Deloitte also provides a program called WorldClass, which includes educational programs for underprivileged young people, those with disabilities from rural areas.
KPMG and compassion
Not all CSR initiatives are a top-down affair, and many companies are seeing their employees taking the lead.
One example in Ukraine is the major international auditing and accounting firm KPMG, which has a number of philanthropic initiatives, especially in the capital.
A KPMG spokesperson told the Kyiv Post that their employees hold donation-focused charity days at their offices for Tabletochki, a children’s cancer charity, and others non-profits. They also run sponsored marathons and support homeless charities and animal shelters.
All of the company’s CSR initiatives are driven by employees rather than upper-management, and workers have a broad range of charitable interests.
But KPMG said managers support their employees with activities like workshops and pro bono training events. KPMG supports universities too, and student interns are often given the chance to become an employee at the firm. Other employees are involved in projects that support needy families in Ukraine’s southeastern Kherson region.
Support from Integrites
Kyiv-based international law firm Integrites is focused on using its extensive legal expertise in a way that gives back to the community, providing pro bono legal services to a number of charities, foundations and philanthropic associations.

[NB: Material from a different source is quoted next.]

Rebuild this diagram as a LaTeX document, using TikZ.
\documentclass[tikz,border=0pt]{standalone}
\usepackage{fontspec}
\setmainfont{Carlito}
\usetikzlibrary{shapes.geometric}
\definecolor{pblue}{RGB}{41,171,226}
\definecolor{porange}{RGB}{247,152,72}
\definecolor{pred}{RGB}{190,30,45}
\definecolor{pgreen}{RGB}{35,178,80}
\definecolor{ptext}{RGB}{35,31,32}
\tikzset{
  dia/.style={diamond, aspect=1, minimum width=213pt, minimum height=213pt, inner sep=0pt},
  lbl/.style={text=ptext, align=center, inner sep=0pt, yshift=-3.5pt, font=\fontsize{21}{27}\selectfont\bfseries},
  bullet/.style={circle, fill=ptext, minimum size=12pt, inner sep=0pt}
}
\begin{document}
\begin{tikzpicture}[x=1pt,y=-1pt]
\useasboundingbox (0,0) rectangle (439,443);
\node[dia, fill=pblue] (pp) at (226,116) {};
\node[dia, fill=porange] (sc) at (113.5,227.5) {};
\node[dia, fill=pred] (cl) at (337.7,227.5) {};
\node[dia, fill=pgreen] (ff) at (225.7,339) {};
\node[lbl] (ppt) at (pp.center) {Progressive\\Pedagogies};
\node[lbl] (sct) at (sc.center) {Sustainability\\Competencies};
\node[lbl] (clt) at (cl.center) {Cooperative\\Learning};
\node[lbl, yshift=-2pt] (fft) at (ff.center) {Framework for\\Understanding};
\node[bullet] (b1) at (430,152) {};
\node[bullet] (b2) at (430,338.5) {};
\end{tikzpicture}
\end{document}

A spokesperson mentioned Lifelover, Blagomay and the Ukrainian Helsinki Human Rights Union as notable examples. Blagomay is a charitable fund for orphans, Lifelover supports the disadvantaged elderly and the human rights union brings together 29 nonprofits that defend human rights in Ukraine, all benefiting from the pro bono legal services at Integrites.
At the same time, Integrites is strongly focused on schools that are nurturing a new generation of lawyers. Oleh Zahnitko, partner in the firm’s banking and finance practice, serves as a strategic advisor to the honorary president of the Kyiv School of Economics, Tymofiy Mylovanov, on a pro bono basis, and the firm has also worked closely with the
National University of the Kyiv-Mohyla Academy, launching multiple courses and initiatives there.
Asters Legal School
In 2013, Kyiv-based law firm Asters in partnership with the European Business Association launched Legal School, a unique, free of charge platform for Ukrainian legal practitioners to share experiences and best practices to secure legal support and protection of businesses.
“Apart from contribution to the increase of legal awareness, the Legal School also helps to unite and develop the Ukrainian legal community,” said Oleg Kirichuk, PR Coordinator at Asters.
In total, over 1,500 participants have attended classes at the Legal School in the past six years.
However, Kirichuk still sees that complex programs are not common for businesses across the country. “Comprehensive CSR programs are mostly run by international businesses operating in Ukraine or by the largest oligarch-owned Ukrainian companies trying to whitewash their owner’s reputation,” he said.
But his attitude on development remains optimistic: “I do hope that the new ethical standards are slowly, but steadily establishing within Ukrainian business community,” said Kirichuk.
Sanofi & scientists
As Ukrainian medical science dramatically lacks government financing, the French multinational pharmaceutical company Sanofi has stepped in, launching a program to support young scientists.
For two years the company, in partnership with the National Academy of Medical Sciences of Ukraine, has conducted a scientific research competition where winners get $6,000, $4,000 and $2,000 cash prizes for the first, second and third places respectively.
This year, the three winning teams had very different topics — one created a molecule with antitumor effects, another created a diabetes control application for the doctor and patient and the third developed a substance with antimicrobial action, according to Svitlana Dovgych, head of communication at Sanofi.
But still the level and amount of CSR activities in Ukraine are far from enough: “Ukraine lacks a common understanding of the role of CSR in society, from the media to state bodies,” said Dovgych.